Lo curioso es que sus trayectorias terminan dejando más preguntas que respuestas. ¿Cómo lograron mantenerse tanto tiempo en escena personajes que aportaron tan poco a la construcción democrática? ¿Qué responsabilidad tienen los partidos que los impulsaron y sostuvieron, pese al evidente rechazo social que generaban? ¿Qué mecanismos de selección interna permitieron que el Congreso terminara siendo refugio de estas figuras? Las preguntas quedan flotando, incómodas, pero necesarias para no naturalizar lo que tanto daño hizo.

Hoy, mientras Milei avanza con un modelo de ajuste que precariza, destruye la universidad pública y somete a los trabajadores, la salida de estos dos personajes podría parecer anecdótica. Sin embargo, en medio de tanto retroceso, cualquier señal que devuelva un mínimo de aire fresco es bienvenida. La política argentina necesita recuperar legitimidad, credibilidad y respeto, y eso no se logra únicamente con discursos, sino también con gestos concretos como este, donde dos exponentes de lo peor que ofreció la representación reciente finalmente quedan fuera.

Quizás dentro de unos años, cuando se repase este momento, se recuerde que en medio de una crisis profunda y bajo un gobierno que asfixiaba derechos, al menos se celebró la partida de dos hombres que jamás supieron estar a la altura de las responsabilidades que ocuparon.
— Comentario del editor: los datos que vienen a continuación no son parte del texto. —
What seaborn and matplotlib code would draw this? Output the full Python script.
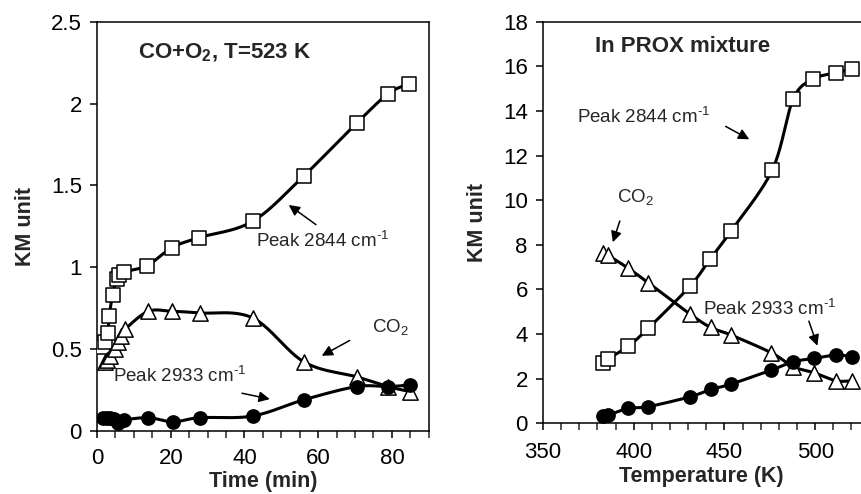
import numpy as np
import pandas as pd
import matplotlib
matplotlib.use("Agg")
import matplotlib.pyplot as plt
import seaborn as sns
from matplotlib.ticker import MultipleLocator, FuncFormatter

# ---------------- data: left panel (CO+O2, T=523 K) ----------------
t_2844 = [1.7, 2.2, 2.9, 3.3, 4.2, 5.3, 6.0, 7.2, 13.6, 20.4, 27.6, 42.2, 56.2, 70.4, 79.0, 84.6]
v_2844 = [0.51, 0.54, 0.60, 0.70, 0.83, 0.93, 0.95, 0.97, 1.01, 1.12, 1.18, 1.28, 1.56, 1.88, 2.06, 2.12]

t_co2 = [2.2, 2.7, 3.6, 4.8, 5.6, 6.6, 7.6, 13.9, 20.4, 27.9, 42.2, 56.2, 70.4, 79.0, 84.8]
v_co2 = [0.42, 0.43, 0.46, 0.50, 0.54, 0.58, 0.62, 0.73, 0.73, 0.72, 0.69, 0.42, 0.33, 0.27, 0.24]

t_2933 = [1.7, 2.6, 3.5, 4.6, 5.8, 7.2, 13.9, 20.6, 27.9, 42.2, 56.2, 70.4, 79.0, 84.8]
v_2933 = [0.08, 0.08, 0.075, 0.07, 0.05, 0.065, 0.08, 0.055, 0.08, 0.09, 0.19, 0.27, 0.27, 0.28]

# ---------------- data: right panel (In PROX mixture) ----------------
T_2844 = [382.9, 385.6, 397.0, 408.0, 431.0, 442.0, 453.6, 476.3, 487.9, 498.9, 511.4, 520.1]
V_2844 = [2.72, 2.88, 3.46, 4.26, 6.15, 7.35, 8.62, 11.35, 14.54, 15.43, 15.71, 15.88]

T_co2 = [382.9, 385.6, 397.0, 408.0, 431.0, 442.4, 453.6, 475.9, 487.9, 499.3, 511.4, 520.1]
V_co2 = [7.65, 7.54, 6.95, 6.30, 4.90, 4.30, 3.96, 3.16, 2.54, 2.27, 1.91, 1.91]

T_2933 = [382.9, 385.9, 397.0, 408.0, 431.0, 442.4, 453.6, 475.9, 487.9, 499.3, 511.4, 520.1]
V_2933 = [0.33, 0.37, 0.67, 0.75, 1.19, 1.52, 1.76, 2.39, 2.76, 2.91, 3.06, 2.99]

sns.set_style("ticks")
plt.rcParams["font.family"] = ["Liberation Sans", "DejaVu Sans"]
plt.rcParams["mathtext.fontset"] = "custom"
plt.rcParams["mathtext.rm"] = "Liberation Sans"
plt.rcParams["mathtext.bf"] = "Liberation Sans:bold"

TICK_FS = 16
LAB_FS = 15.5
TITLE_FS = 16
ANN_FS = 13.5
LW = 2.2
PEAK = r"Peak {} cm$^{{\text{{-1}}}}$"


def smooth(x, y, n=24):
    """Excel-style smoothed path (uniform Catmull-Rom) through the data."""
    P = np.column_stack([x, y]).astype(float)
    P = np.vstack([P[0], P, P[-1]])
    out = []
    s = np.linspace(0, 1, n, endpoint=False)
    for i in range(1, len(P) - 2):
        p0, p1, p2, p3 = P[i - 1], P[i], P[i + 1], P[i + 2]
        c1 = p1 + (p2 - p0) / 6.0
        c2 = p2 - (p3 - p1) / 6.0
        b = ((1 - s) ** 3)[:, None] * p1 + (3 * (1 - s) ** 2 * s)[:, None] * c1 \
            + (3 * (1 - s) * s ** 2)[:, None] * c2 + (s ** 3)[:, None] * p2
        out.append(b)
    out.append(P[-2][None, :])
    out = np.vstack(out)
    return out[:, 0], out[:, 1]


def series(ax, x, y, marker, face, ms):
    sx, sy = smooth(x, y)
    sns.lineplot(x=sx, y=sy, sort=False, estimator=None, color="black",
                 lw=LW, ax=ax, zorder=2)
    sns.scatterplot(x=x, y=y, marker=marker, s=ms ** 2, facecolor=face,
                    edgecolor="black", linewidth=1.1, ax=ax, zorder=3)


ARW = dict(arrowstyle="-|>", color="black", lw=1.1, mutation_scale=16)

fig = plt.figure(figsize=(8.61, 4.94), dpi=100)
axL = fig.add_axes([0.1127, 0.128, 0.498 - 0.1127, 0.956 - 0.128])
axR = fig.add_axes([0.6307, 0.143, 0.9995 - 0.6307, 0.956 - 0.143])

# left panel
series(axL, t_2844, v_2844, "s", "white", 10.5)
series(axL, t_co2, v_co2, "^", "white", 11)
series(axL, t_2933, v_2933, "o", "black", 9.5)
axL.set_xlim(0, 90)
axL.set_ylim(0, 2.5)
axL.set_xticks([0, 20, 40, 60, 80])
axL.xaxis.set_minor_locator(MultipleLocator(5))
axL.yaxis.set_major_locator(MultipleLocator(0.5))
axL.set_xlabel("Time (min)", fontsize=LAB_FS, fontweight="bold")
axL.set_ylabel("KM unit", fontsize=LAB_FS, fontweight="bold")
axL.xaxis.set_label_coords(0.5, -0.124)
axL.xaxis.label.set_va("center")
axL.yaxis.set_label_coords(-0.215, 0.5)
axL.yaxis.label.set_va("center")
axL.text(11.1, 2.31, r"CO+O$_\mathbf{2}$, T=523 K", fontsize=TITLE_FS, fontweight="bold",
         va="center", ha="left")
axL.annotate("", xy=(51.4, 1.39), xytext=(60, 1.25), arrowprops=ARW)
axL.text(43.2, 1.16, PEAK.format(2844), fontsize=ANN_FS, va="center", ha="left")
axL.annotate("", xy=(60.3, 0.45), xytext=(69.2, 0.56), arrowprops=ARW)
axL.text(74.6, 0.63, r"CO$_2$", fontsize=ANN_FS, va="center", ha="left")
axL.annotate("", xy=(47.6, 0.19), xytext=(38.6, 0.233), arrowprops=ARW)
axL.text(4.4, 0.34, PEAK.format(2933), fontsize=ANN_FS, va="center", ha="left")

# right panel
series(axR, T_2844, V_2844, "s", "white", 10.5)
series(axR, T_co2, V_co2, "^", "white", 11)
series(axR, T_2933, V_2933, "o", "black", 9.5)
axR.set_xlim(350, 525)
axR.set_ylim(0, 18)
axR.set_xticks([350, 400, 450, 500])
axR.xaxis.set_minor_locator(MultipleLocator(10))
axR.yaxis.set_major_locator(MultipleLocator(2))
axR.set_xlabel("Temperature (K)", fontsize=LAB_FS, fontweight="bold")
axR.set_ylabel("KM unit", fontsize=LAB_FS, fontweight="bold")
axR.xaxis.set_label_coords(0.5, -0.132)
axR.xaxis.label.set_va("center")
axR.yaxis.set_label_coords(-0.207, 0.5)
axR.yaxis.label.set_va("center")
axR.spines["right"].set_visible(False)
axR.text(378.6, 16.88, "In PROX mixture", fontsize=TITLE_FS, fontweight="bold",
         va="center", ha="left")
axR.annotate("", xy=(465, 12.67), xytext=(449.3, 13.37), arrowprops=ARW)
axR.text(368.6, 13.77, PEAK.format(2844), fontsize=ANN_FS, va="center", ha="left")
axR.annotate("", xy=(388, 8.0), xytext=(392.8, 9.19), arrowprops=ARW)
axR.text(390.6, 10.1, r"CO$_2$", fontsize=ANN_FS, va="center", ha="left")
axR.annotate("", xy=(501.7, 3.36), xytext=(496.0, 4.7), arrowprops=ARW)
axR.text(438.3, 5.15, PEAK.format(2933), fontsize=ANN_FS, va="center", ha="left")

fmt = FuncFormatter(lambda v, p: f"{v:g}")
for ax, xpad in ((axL, 7.5), (axR, 8.5)):
    ax.yaxis.set_major_formatter(fmt)
    ax.tick_params(axis="both", which="major", labelsize=TICK_FS, length=5, width=1.1,
                   direction="out", colors="black")
    ax.tick_params(axis="y", which="major", pad=6)
    ax.tick_params(axis="x", which="major", pad=xpad)
    ax.tick_params(axis="x", which="minor", length=5, width=1.1, direction="out")
    for sp in ax.spines.values():
        sp.set_linewidth(1.1)
        sp.set_color("black")
    if ax.get_legend():
        ax.get_legend().remove()

fig.savefig("out.png", dpi=100)
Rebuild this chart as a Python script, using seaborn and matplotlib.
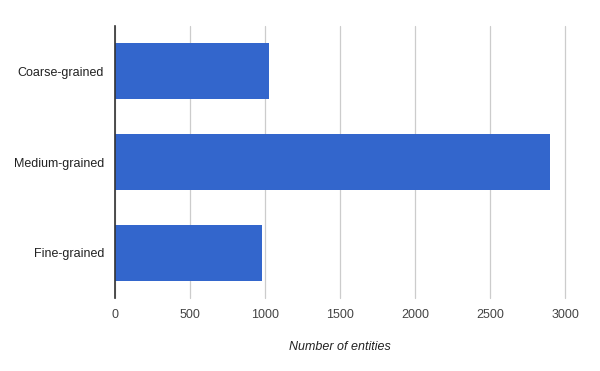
import matplotlib
matplotlib.use("Agg")
import matplotlib.pyplot as plt
import seaborn as sns
import pandas as pd

categories = ["Coarse-grained", "Medium-grained", "Fine-grained"]
values = [1025, 2898, 978]
x_ticks = [0, 500, 1000, 1500, 2000, 2500, 3000]

df = pd.DataFrame({"category": categories, "value": values})

sns.set_theme(style="white")
plt.rcParams["font.family"] = ["Liberation Sans", "DejaVu Sans"]

fig = plt.figure(figsize=(6, 3.71), dpi=100)
ax = fig.add_axes([115/600, 1-298/371, 450/600, 272/371])

sns.barplot(data=df, x="value", y="category", orient="h", color="#3366cc",
            saturation=1, width=0.62, linewidth=0, ax=ax, zorder=3)

ax.set_xlim(0, 3000)
ax.set_xticks(x_ticks)
ax.set_xticklabels([str(t) for t in x_ticks], color="#444444", fontsize=9)
ax.tick_params(axis="y", labelsize=9, labelcolor="#222222", length=0, pad=8)
ax.tick_params(axis="x", length=0, pad=8)
ax.xaxis.grid(True, color="#cccccc", linewidth=0.9, zorder=0)
for gl in ax.get_xgridlines():
    gl.set_clip_on(False)
ax.set_axisbelow(True)
for s in ["top", "right", "bottom"]:
    ax.spines[s].set_visible(False)
ax.spines["left"].set_color("#333333")
ax.spines["left"].set_linewidth(1.2)
ax.spines["left"].set_zorder(5)
ax.set_ylabel("")
ax.set_xlabel("Number of entities", fontsize=9, fontstyle="italic", color="#222222", labelpad=14)

fig.savefig("out.png", dpi=100)
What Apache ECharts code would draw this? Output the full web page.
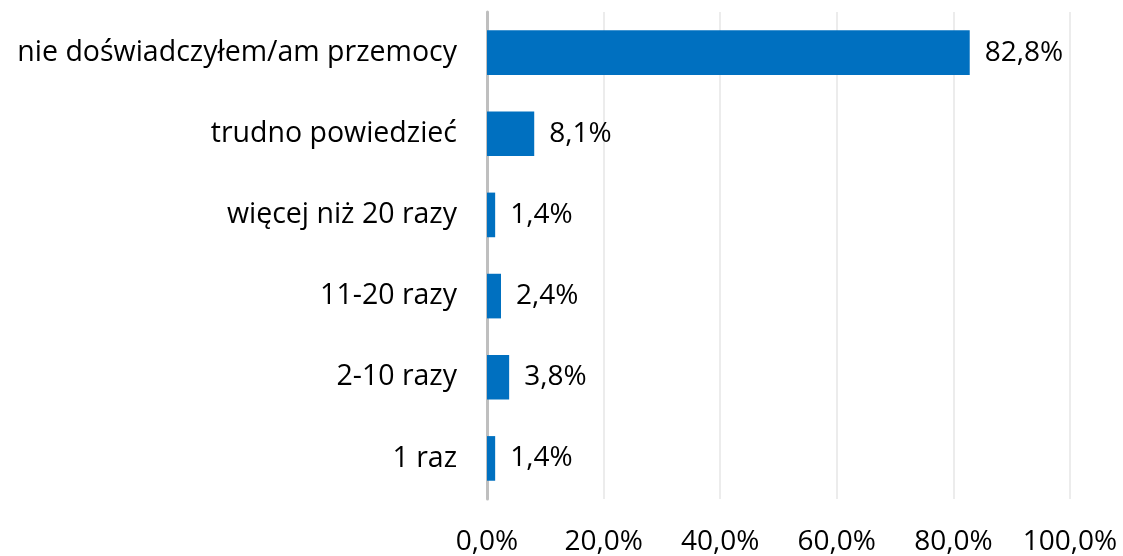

Tal vez sea un detalle menor en la historia grande, pero en el presente inmediato funciona como un recordatorio poderoso: la política no puede seguir tolerando personajes que hacen del insulto y la sospecha su principal herramienta.

La sociedad argentina, harta de los cirqueros, se permite festejar esta salida como un triunfo. Y aunque todavía quede mucho por discutir, resistir y transformar frente a un gobierno que gobierna con motosierra y desprecio, al menos hoy existe un motivo para sonreír: Milman e Iglesias ya no estarán en el Congreso. Y esa sola noticia alcanza para darle a muchos argentinos una pequeña pero valiosa dosis de justicia simbólica.